Widespread clinical application of cell-based therapies for type 1 diabetes is limited by a serious shortage of islet tissue for engraftment. Therefore, alternative approaches to beta (β) cell generation are required. Presently, much of the promise of regenerative and restorative medicine lies in stem cells. Understanding the molecular events that drive the genesis of functional insulin-producing cells from undifferentiated stem cells is critical to devise strategies that will help restore and/or maintain β cell mass. One avenue of research directed towards this goal is the in vitro expansion of human embryonic stem cells (hESC). Realizing this potential requires a better understanding of the mechanisms that occur as hESCs differentiate into endoderm and subsequently into pancreatic lineage. Embryonic stem cells face several key developmental decisions in the pathway to forming a mature organ. In pancreatic development, the earliest critical steps are gastrulation and subsequent formation of definitive endoderm. Recently, a method to generate definitive endoderm was described (1); however the process is associated with massive cell loss that occurs by the induction of apoptosis, or programmed cell death. The net result of the differentiation protocol is a small population of endodermal cells that limits the experimental and applicable use of these cells. In the proposed studies, we have assembled a multi-disciplined team to explore the mechanisms of apoptosis during differentiation. We will specifically examine the role of the chemokine/chemokine receptor SDF-1/CXCR4 in this process. The appearance of the CXCR4 receptor is a marker for endodermal development. The receptor plays a plays a critical role initiating cell survival or cell death pathways. We hypothesize that inadequate levels of the CXCR4 ligand, SDF-1α, during endodermal development initiates apoptosis and we will test whether the addition of recombinant SDF-1 protects the cells from death. Additionally, we will study the mechanism by which apoptosis is induced during differentiation. We have identified a novel protein kinase A interacting protein, AKIP, that we hypothesize plays a critical role in initiating apoptotic program. Taken together, these studies will help elucidate the molecular mechanisms associated with hESC differentiation and survival.

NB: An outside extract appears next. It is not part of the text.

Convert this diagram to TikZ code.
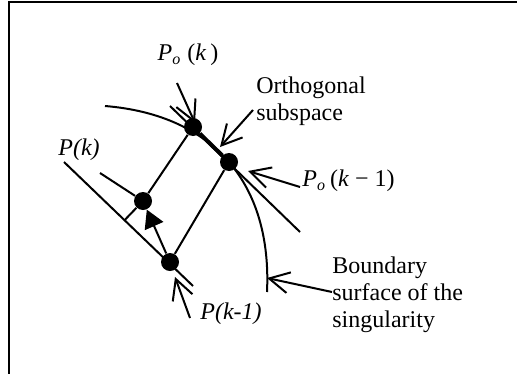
\documentclass[tikz,border=0pt]{standalone}
\usepackage{fontspec}
\setmainfont{Liberation Serif}
\usepackage{tikz}
\usetikzlibrary{arrows.meta,calc}

\begin{document}
\begin{tikzpicture}[
    x=0.5pt, y=-0.5pt,
    dot/.style={circle, fill=black, draw=none, minimum size=9pt, inner sep=0pt},
    line/.style={line width=1pt, draw=black},
    thickline/.style={line width=2pt, draw=black},
    ptr/.style={-{Straight Barb[length=10pt, width=10.5pt]}, line width=1pt, draw=black},
    fwd/.style={-{Triangle[length=9pt, width=10pt]}, line width=1pt, draw=black},
    lbl/.style={font=\fontsize{12}{13.6}\selectfont, inner sep=0pt, align=left}
]
    \useasboundingbox (0,0) rectangle (517,374);

    % Frame (cut at right and bottom)
    \draw[line width=1pt] (517,2.5) -- (9,2.5) -- (9,374);

    % Points
    \node[dot] (pok)  at (193,127) {};
    \node[dot] (pokm) at (229,162) {};
    \node[dot] (pk)   at (143,201) {};
    \node[dot] (pkm)  at (170,262) {};

    % Boundary surface of the singularity
    \draw[line] (105,106) .. controls (215,115) and (272,185) .. (267,292);

    % Orthogonal subspace
    \coordinate (sub1) at (170,106);
    \coordinate (sub2) at (300,232);
    \draw[line] (sub1) -- (sub2);
    \draw[thickline] (pok) -- (pokm);

    % Line through P(k-1)
    \coordinate (pka) at (64,162);
    \coordinate (pkb) at (193,286);
    \draw[line] (pka) -- (pkb);
    \draw[line] (pk) -- ($(pka)!(pk)!(pkb)$);
    \coordinate (lead) at (100,173);
    \draw[line] (lead) -- (pk);

    % Parallelogram
    \draw[line] (pok) -- (pk);
    \draw[line] (pokm) -- (pkm);
    \draw[fwd] (pkm) -- (pk);

    % Labels
    \node[lbl] (lpok) at (188,55) {\textit{P}\textsubscript{\textit{o}}\hspace{3pt}(\textit{k}\,)};
    \node[lbl, anchor=west] (lsub) at (256,101) {Orthogonal\\subspace};
    \node[lbl, anchor=west] (lpokm) at (302,181) {\textit{P}\textsubscript{\textit{o}}\,(\textit{k} − 1)};
    \node[lbl] (lpk) at (79,150) {\textit{P(k)}};
    \node[lbl, anchor=west] (lpkm) at (200,314) {\textit{P(k-1)}};
    \node[lbl, anchor=west] (lbnd) at (332,295) {Boundary\\surface of the\\singularity};

    % Pointers
    \coordinate (t1) at (177,83);  \coordinate (h1) at (195,123);
    \coordinate (t2) at (253,110); \coordinate (h2) at (220,147);
    \coordinate (t3) at (300,187); \coordinate (h3) at (248,171);
    \coordinate (t4) at (332,292); \coordinate (h4) at (267,278);
    \coordinate (t5) at (190,318); \coordinate (h5) at (175,277);
    \draw[ptr] (t1) -- (h1);
    \draw[ptr] (t2) -- (h2);
    \draw[ptr] (t3) -- (h3);
    \draw[ptr] (t4) -- (h4);
    \draw[ptr] (t5) -- (h5);

\end{tikzpicture}
\end{document}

1. K. A. D'Amour et al., Nat Biotechnol 23, 1534 (Dec, 2005).
Although Type 1 diabetes can be managed with daily injections of insulin, no cure for this disease exists. Islet transplants offer hope for many with type 1 diabetes, however, a lack of sufficient tissue for transplantation has restricted the number of patients who can receive therapy. Furthermore, a recent report found that more than 75% of islet transplant patients required insulin treatment within 2 years following the transplant. This underscores the need for a renewable and sustainable source for insulin-producing beta (β) cells. To address this problem, we have initiated studies on the mechanisms of islet growth and function in the hopes of generating a renewable cell-based system for transplant by directing differentiation of human embryonic stem cells (hESC) or pancreatic progenitor cells into insulin producing β cells. Before hESC can be routinely used as therapeutic agents, we must unravel the complicated molecular processes underlying differentiation. A critcal first step in differentiation is the transition of hESC from a pluripotent state to a cell of endodermal lineage. An effective protocol for endodermal differentiation was recently developed, however during differentiation many of the cells initiated a cell suicide program, termed apoptosis. The work proposed here will elucidate the molecular mechanisms that drive endodermal apoptosis. Identification of the key enzymes and proteins in this process will ultimately result in our ability to control differentiation, which will in turn generate larger pools of islet precursor cells.
The phenomenon of apoptosis is not unique to endodermal formation. Massive apoptosis has been documented in many differentiation protocols. Therefore, this study has broad implications for all aspects of hESC research. By answering a fundamental question about how hESCs survive during the differentiation process, the state and citizens of California will benefit and its citizens because more laboratories will have greater access to a larger population of cells to study various diseases.